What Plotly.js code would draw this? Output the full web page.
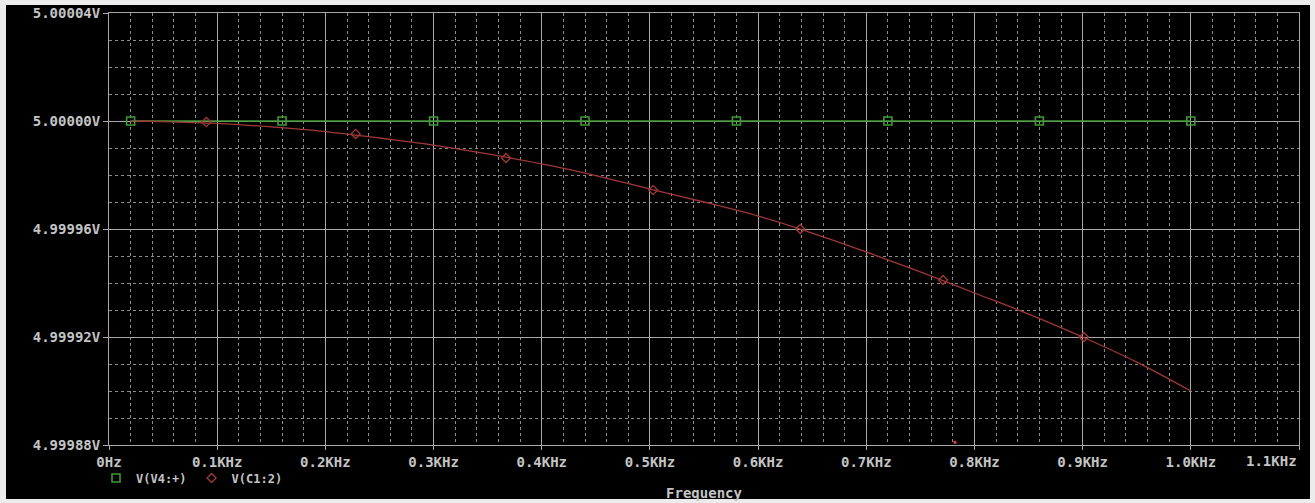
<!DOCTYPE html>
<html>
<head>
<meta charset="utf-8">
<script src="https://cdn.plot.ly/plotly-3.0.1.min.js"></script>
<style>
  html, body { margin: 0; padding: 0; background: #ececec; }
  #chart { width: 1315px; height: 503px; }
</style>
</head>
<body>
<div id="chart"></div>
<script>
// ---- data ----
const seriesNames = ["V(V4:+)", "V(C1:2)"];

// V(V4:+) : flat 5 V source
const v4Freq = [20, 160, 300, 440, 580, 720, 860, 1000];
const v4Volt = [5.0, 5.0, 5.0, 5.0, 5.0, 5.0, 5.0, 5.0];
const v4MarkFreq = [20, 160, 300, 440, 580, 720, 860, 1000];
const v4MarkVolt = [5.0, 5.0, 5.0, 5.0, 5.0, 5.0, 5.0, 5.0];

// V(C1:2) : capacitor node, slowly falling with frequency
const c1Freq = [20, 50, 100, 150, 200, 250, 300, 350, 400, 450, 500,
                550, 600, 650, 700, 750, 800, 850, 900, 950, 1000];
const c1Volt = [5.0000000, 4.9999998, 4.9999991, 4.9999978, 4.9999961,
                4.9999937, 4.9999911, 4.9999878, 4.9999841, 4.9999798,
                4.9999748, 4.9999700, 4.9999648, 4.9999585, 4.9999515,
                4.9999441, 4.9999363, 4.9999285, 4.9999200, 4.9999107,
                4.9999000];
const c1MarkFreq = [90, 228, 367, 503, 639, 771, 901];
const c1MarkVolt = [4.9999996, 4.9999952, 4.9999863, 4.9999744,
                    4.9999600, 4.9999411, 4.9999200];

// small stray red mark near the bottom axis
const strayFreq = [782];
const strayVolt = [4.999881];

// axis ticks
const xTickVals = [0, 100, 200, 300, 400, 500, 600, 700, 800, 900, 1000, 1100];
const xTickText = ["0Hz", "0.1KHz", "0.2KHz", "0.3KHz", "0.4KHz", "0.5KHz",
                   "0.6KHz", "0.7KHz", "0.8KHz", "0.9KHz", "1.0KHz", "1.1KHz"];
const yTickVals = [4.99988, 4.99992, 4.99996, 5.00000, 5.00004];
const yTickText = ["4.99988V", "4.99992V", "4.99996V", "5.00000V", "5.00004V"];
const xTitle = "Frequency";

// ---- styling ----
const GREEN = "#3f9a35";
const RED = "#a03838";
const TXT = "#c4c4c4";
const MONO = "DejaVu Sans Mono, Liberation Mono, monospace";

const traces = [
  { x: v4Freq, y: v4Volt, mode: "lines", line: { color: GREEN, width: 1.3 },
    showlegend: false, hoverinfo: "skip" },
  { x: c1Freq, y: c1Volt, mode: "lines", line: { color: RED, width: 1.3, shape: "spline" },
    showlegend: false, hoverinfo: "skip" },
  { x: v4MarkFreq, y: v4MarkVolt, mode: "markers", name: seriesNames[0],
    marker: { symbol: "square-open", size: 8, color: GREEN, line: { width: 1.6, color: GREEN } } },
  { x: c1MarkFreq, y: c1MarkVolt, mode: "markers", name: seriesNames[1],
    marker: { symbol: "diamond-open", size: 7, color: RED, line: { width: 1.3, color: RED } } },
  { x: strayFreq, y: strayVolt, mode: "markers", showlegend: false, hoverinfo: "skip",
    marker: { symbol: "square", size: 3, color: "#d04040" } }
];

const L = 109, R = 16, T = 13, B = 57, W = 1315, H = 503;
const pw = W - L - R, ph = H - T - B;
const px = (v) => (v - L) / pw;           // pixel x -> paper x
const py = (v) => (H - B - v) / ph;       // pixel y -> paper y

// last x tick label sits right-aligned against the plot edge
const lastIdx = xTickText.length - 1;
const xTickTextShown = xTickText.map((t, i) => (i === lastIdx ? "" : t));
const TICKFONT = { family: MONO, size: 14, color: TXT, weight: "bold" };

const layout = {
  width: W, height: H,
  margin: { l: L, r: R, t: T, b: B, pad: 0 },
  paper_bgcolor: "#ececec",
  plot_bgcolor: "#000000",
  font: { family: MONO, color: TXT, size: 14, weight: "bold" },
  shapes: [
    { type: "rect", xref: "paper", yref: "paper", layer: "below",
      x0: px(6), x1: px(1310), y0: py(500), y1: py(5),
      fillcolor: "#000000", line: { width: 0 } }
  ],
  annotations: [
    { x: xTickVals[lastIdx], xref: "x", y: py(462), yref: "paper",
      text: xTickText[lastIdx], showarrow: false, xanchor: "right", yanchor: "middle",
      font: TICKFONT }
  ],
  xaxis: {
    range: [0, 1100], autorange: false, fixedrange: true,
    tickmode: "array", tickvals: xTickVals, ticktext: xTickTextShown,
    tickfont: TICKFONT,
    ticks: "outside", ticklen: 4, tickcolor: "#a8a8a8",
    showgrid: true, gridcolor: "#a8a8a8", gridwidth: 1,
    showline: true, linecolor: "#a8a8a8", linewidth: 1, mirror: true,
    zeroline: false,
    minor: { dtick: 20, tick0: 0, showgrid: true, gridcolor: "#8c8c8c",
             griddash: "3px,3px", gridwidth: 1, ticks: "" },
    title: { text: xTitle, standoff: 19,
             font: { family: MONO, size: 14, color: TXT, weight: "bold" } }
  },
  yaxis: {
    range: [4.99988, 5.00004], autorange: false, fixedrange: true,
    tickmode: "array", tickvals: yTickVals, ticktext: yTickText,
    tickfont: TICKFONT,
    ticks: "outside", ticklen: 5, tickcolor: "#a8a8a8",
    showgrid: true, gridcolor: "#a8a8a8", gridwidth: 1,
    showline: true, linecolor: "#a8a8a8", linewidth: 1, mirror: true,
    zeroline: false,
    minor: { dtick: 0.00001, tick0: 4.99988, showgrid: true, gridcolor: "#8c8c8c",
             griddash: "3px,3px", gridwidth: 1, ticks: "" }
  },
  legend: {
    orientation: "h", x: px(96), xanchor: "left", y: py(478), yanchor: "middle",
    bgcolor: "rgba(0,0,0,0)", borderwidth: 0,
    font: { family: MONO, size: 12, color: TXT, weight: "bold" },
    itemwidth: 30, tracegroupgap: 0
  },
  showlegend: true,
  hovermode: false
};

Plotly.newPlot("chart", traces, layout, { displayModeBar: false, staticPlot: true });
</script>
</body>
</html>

--

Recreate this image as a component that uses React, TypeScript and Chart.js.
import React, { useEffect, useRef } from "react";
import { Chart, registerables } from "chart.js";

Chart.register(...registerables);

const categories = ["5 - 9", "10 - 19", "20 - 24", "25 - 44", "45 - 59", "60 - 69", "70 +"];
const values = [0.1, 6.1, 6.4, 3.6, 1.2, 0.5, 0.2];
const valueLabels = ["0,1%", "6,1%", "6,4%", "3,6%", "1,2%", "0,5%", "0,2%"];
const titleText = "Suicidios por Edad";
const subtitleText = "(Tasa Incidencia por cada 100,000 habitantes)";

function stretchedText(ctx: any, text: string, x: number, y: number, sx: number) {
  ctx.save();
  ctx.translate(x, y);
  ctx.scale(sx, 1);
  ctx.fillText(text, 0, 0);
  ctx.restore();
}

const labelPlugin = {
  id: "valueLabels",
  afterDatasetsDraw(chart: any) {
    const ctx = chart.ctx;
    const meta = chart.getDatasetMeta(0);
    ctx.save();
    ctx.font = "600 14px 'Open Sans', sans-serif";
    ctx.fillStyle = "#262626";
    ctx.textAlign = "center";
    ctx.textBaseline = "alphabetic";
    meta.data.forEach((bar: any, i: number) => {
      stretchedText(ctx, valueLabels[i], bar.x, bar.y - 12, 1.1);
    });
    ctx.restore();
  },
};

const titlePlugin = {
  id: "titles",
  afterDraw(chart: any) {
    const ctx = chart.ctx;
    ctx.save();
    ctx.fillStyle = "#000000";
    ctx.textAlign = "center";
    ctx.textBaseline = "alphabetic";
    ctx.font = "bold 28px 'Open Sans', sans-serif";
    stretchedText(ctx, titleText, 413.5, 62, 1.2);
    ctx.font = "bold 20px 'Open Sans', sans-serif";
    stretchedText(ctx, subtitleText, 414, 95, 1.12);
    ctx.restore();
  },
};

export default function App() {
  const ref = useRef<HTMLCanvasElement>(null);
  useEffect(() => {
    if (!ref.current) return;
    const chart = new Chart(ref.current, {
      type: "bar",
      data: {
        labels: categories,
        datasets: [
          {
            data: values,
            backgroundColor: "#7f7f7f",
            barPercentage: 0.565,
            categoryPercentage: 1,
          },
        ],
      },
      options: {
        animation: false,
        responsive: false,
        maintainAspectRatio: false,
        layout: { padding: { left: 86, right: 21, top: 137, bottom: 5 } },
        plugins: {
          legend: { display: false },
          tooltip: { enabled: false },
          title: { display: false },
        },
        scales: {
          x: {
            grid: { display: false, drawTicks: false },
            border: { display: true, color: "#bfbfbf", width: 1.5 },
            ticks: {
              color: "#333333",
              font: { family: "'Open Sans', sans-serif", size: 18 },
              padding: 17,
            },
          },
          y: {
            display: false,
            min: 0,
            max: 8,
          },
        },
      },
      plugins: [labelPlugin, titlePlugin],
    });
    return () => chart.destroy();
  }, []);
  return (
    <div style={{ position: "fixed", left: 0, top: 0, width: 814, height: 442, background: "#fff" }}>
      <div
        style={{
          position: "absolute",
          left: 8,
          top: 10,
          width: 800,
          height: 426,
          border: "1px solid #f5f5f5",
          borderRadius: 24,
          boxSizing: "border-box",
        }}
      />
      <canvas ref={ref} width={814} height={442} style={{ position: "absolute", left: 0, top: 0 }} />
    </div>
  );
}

==

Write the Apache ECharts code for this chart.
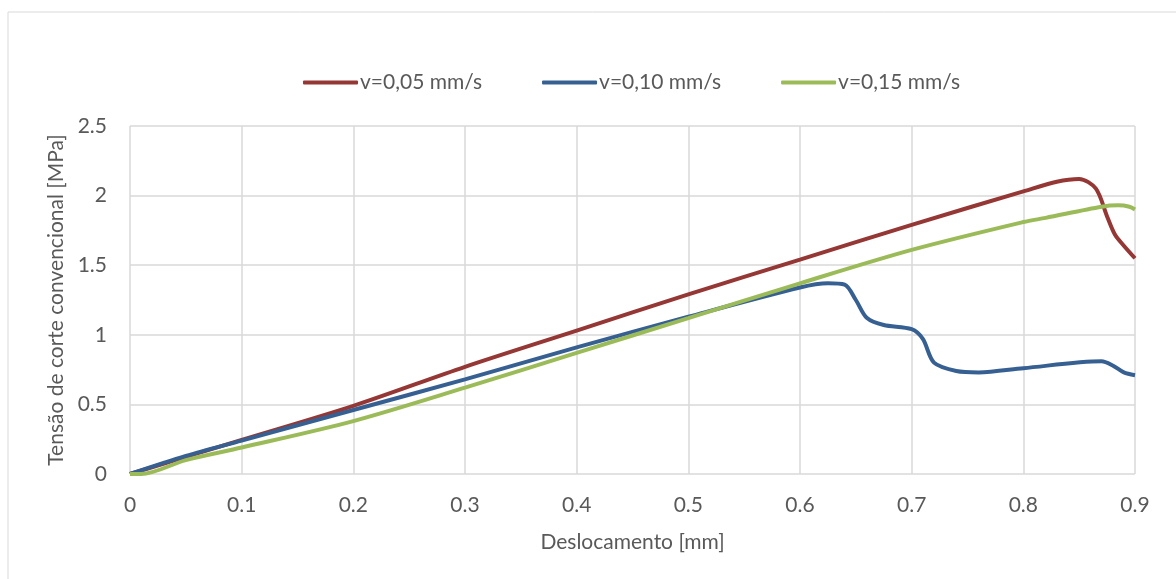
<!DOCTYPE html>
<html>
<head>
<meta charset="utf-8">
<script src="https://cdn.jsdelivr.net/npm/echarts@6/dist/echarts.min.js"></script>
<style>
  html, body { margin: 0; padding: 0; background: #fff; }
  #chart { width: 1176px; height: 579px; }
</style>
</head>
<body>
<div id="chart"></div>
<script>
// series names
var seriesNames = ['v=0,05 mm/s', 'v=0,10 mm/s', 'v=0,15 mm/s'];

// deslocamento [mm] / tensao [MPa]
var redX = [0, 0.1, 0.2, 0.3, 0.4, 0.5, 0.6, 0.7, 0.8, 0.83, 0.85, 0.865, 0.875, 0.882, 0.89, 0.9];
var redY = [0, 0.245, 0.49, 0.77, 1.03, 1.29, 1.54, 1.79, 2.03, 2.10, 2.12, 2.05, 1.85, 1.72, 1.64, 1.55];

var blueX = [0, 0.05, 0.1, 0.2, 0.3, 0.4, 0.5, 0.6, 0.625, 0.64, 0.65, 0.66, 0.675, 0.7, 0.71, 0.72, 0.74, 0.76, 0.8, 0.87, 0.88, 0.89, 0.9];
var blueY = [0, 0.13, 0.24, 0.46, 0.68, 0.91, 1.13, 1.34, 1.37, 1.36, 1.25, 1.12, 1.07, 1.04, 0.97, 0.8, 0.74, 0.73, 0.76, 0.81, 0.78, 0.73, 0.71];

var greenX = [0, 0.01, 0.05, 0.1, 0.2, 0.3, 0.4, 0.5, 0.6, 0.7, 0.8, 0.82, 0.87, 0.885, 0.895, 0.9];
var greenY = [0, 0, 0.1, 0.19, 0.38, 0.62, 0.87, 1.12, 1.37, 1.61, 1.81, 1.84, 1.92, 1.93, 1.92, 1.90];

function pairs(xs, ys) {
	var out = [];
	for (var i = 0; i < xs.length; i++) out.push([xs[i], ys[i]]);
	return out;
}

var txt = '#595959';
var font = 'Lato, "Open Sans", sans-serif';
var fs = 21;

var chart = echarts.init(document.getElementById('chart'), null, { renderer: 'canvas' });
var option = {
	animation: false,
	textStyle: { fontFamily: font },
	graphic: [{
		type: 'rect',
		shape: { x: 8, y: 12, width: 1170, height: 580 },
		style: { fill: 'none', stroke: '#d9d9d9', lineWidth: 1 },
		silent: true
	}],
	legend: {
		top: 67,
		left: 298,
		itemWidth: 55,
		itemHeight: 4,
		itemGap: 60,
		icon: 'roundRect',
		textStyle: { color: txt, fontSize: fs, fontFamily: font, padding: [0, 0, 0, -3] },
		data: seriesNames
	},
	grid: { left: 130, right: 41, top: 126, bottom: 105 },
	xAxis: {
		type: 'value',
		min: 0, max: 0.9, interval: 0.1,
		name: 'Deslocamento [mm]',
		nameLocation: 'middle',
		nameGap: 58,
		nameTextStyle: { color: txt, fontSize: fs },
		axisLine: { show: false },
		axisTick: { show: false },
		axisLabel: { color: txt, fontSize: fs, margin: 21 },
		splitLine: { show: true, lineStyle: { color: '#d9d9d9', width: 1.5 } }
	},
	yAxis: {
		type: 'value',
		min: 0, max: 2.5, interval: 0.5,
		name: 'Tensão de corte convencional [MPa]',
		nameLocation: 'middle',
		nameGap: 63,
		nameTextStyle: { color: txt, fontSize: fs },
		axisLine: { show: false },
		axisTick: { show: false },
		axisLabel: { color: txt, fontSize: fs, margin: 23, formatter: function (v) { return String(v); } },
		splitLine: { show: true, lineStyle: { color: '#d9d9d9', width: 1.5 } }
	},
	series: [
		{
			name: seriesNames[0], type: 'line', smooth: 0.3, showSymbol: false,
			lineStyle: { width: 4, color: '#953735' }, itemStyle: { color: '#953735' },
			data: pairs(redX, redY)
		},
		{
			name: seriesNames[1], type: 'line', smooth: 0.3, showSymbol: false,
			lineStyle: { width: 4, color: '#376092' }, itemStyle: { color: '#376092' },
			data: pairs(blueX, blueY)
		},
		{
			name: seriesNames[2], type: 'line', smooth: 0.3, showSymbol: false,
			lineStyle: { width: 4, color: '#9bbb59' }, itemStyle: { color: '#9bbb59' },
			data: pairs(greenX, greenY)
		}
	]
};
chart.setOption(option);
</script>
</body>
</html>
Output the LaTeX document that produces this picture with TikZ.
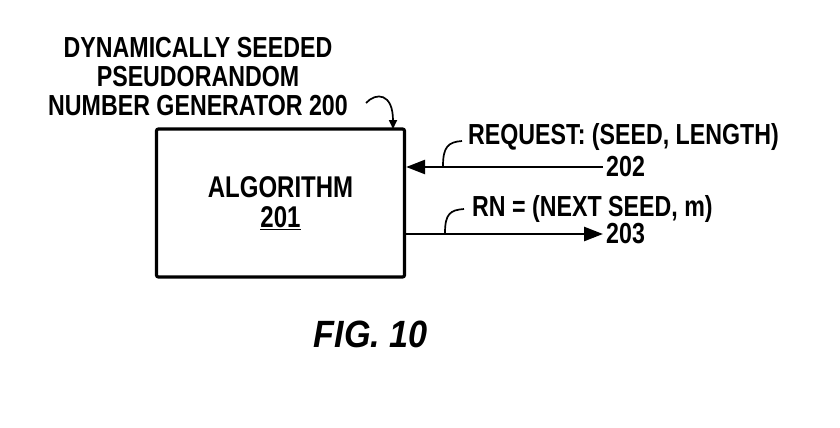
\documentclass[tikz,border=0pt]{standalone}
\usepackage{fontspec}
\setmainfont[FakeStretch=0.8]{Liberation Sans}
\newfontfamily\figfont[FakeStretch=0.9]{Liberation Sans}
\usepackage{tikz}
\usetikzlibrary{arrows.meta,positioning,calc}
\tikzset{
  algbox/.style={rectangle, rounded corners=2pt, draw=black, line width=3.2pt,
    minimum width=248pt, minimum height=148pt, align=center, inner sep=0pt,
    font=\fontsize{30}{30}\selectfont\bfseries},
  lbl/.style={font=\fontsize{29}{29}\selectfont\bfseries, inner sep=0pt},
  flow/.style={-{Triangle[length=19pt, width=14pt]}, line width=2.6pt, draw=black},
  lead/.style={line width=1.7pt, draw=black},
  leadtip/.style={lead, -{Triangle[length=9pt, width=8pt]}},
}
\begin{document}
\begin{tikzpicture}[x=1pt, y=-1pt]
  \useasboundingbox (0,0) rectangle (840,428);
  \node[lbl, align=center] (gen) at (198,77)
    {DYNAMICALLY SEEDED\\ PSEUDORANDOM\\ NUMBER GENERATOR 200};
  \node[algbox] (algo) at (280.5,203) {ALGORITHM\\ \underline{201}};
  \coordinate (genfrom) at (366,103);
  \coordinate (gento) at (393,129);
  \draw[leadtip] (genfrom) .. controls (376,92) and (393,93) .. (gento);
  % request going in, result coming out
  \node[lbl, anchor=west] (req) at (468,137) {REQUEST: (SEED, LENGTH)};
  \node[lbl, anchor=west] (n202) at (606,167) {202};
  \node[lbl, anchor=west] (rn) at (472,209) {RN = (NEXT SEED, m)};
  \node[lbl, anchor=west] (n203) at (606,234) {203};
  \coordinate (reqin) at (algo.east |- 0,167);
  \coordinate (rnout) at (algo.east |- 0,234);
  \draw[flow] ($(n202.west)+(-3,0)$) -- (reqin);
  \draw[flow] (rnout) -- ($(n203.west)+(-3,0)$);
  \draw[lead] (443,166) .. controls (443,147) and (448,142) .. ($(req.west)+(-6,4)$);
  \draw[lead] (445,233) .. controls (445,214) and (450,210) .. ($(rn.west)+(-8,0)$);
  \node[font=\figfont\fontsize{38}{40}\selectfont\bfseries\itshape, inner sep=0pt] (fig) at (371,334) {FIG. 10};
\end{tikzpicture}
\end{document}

### GIVEN PROBLEM
Make an exact copy of the lines from the one holding "What Plotly.js code" through the one holding "const v4MarkVolt = [5.0, 5.0, 5.0, 5.0, 5.0, 5.0, 5.0, 5.0];", end lines included, without the pictures.

### ANSWER IN FULL
What Plotly.js code would draw this? Output the full web page.
<!DOCTYPE html>
<html>
<head>
<meta charset="utf-8">
<script src="https://cdn.plot.ly/plotly-3.0.1.min.js"></script>
<style>
  html, body { margin: 0; padding: 0; background: #ececec; }
  #chart { width: 1315px; height: 503px; }
</style>
</head>
<body>
<div id="chart"></div>
<script>
// ---- data ----
const seriesNames = ["V(V4:+)", "V(C1:2)"];

// V(V4:+) : flat 5 V source
const v4Freq = [20, 160, 300, 440, 580, 720, 860, 1000];
const v4Volt = [5.0, 5.0, 5.0, 5.0, 5.0, 5.0, 5.0, 5.0];
const v4MarkFreq = [20, 160, 300, 440, 580, 720, 860, 1000];
const v4MarkVolt = [5.0, 5.0, 5.0, 5.0, 5.0, 5.0, 5.0, 5.0];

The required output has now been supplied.